Ernest Hemingway’s Iconic Boat ‘Pilar’ is Back—And You Can Buy One

The Wheeler 38 is a painstaking recreation of Hemingway’s boat from the original architect’s grandson.

Wheeler Yacht Company

It isn’t every day that Ernest Hemingway’s niece calls people to warn them of a pending call from a movie star. Wes Wheeler answered that unusual call, and became a man with a mission.

Wheeler’s grandfather was Wesley L. Wheeler, who designed Ernest Hemingway’s iconic yacht, Pilar. Inside Hook reports that Hilary Hemingway called the younger Wheeler to say he should expect a call from actor Andy Garcia.

Ernest Hemingway

The call came about 10 minutes after Wheeler got off the phone with Hilary Hemingway. “Wes, I’m looking to make a movie,” Wheeler says Garcia told him. 

The actor went on to say he’d co-written the script with Hilary Hemingway and was “‘looking for an actual boat from the 1930s to look like the Pilar.’”

Hemingway commissioned the company to build his Wheeler Playmate in 1934. When Wheeler Shipyard Corporation shut down 31 years later, it had built over 3,500 boats. 

Thanks to Papa’s beloved Pilar the name was famous, but the builder seemed done for. Until that special request asking for a 21st-century recreation.

The movie, about “Hemingway and his captain and confidant Gregorio Fuentes,” according to Inside Hook, is in limbo. But Wes Wheeler went through with his mission and soon you’ll be able to buy your own Pilar, with tech updated to 2021. Here are more details from IH:

The first boat from the new Wheeler Yacht Company is the Wheeler 38, an authentic recreation of the Wheeler Playmate model that Hemingway bought back in 1934.

While it may not be what you picture when you read The Old Man and the Sea — it’s a dual-motor yacht with a fully enclosed cabin that sleeps two — it is the spitting image of the boat on which Hemingway dreamed up his Nobel Prize-winning work.

Wes Wheeler had to get creative in building a new Pilar from scratch. The plans for the original were long ago lost in a fire. So, the younger Wheeler went to Papa’s boat at Hemingway’s Havana home, Finca Vigía, and reverse-engineered it.

The residence is a museum today. Thanks to Hilary Hemingway’s presence, Wheeler told IH, they were permitted to “board the boat, crawl all over the boat, in the engine room.”

“We took detailed measurements of the entire boat,” Wheeler said, “came back to North Carolina, compared all the measurements to my family’s catalog from 1934 and they matched exactly.” he says. 
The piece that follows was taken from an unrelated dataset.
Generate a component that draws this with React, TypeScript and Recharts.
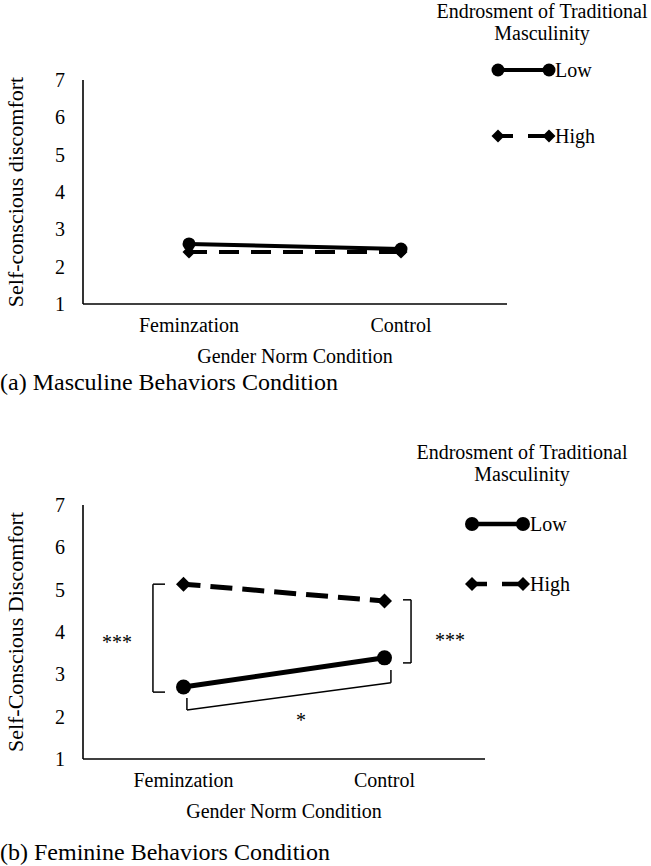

It took Wheeler “three or four years to get all that engineering done,” he said, because he was busy at his day job as president of UPS Healthcare, “but we finally decided to build it about a year ago.

Wheeler assembled a noted team of designers and builders to make the new Pilar and they went the extra mile. Wheeler told Inside Hook that “everything you see inside the boat is exactly like the period, the 1930s period.” 

The team wanted to be “sure the boat would be as rugged and seaworthy as the original” and “meet Coast Guard specs for today for commercial use,” so they used exceptionally sturdy materials like African mahogany and teak for the decks. 

Those 21st-century touches Andy Garcia wanted are there, too, as amenities like air conditioning and a refrigerator are available, but to keep the timeless feel of the original boat, they are concealed behind wood panels. Wheeler’s team scouted around the world for other period-specific items, including the wheel, compass, and searchlight.

According to Wes Wheeler, Ernest Hemingway ended up paying $7,500 for his Pilar, which would be about $150,000 today. But the new Wheeler 38 will set buyers back to the tune of $1.3 million — at a minimum. 

Ultimately, Wheeler’s sense of mission in building a new 38 — the first new boat, dubbed Legend, made its maiden voyage in 2020 — came from a personal place. He told Inside Hook that he’d dreamed for years of rebuilding the Pilar, and it seems clear he regrets not being able to finish it before his father passed away “about three years ago.”  

His dad, Wheeler said, “would have loved to see this happen.”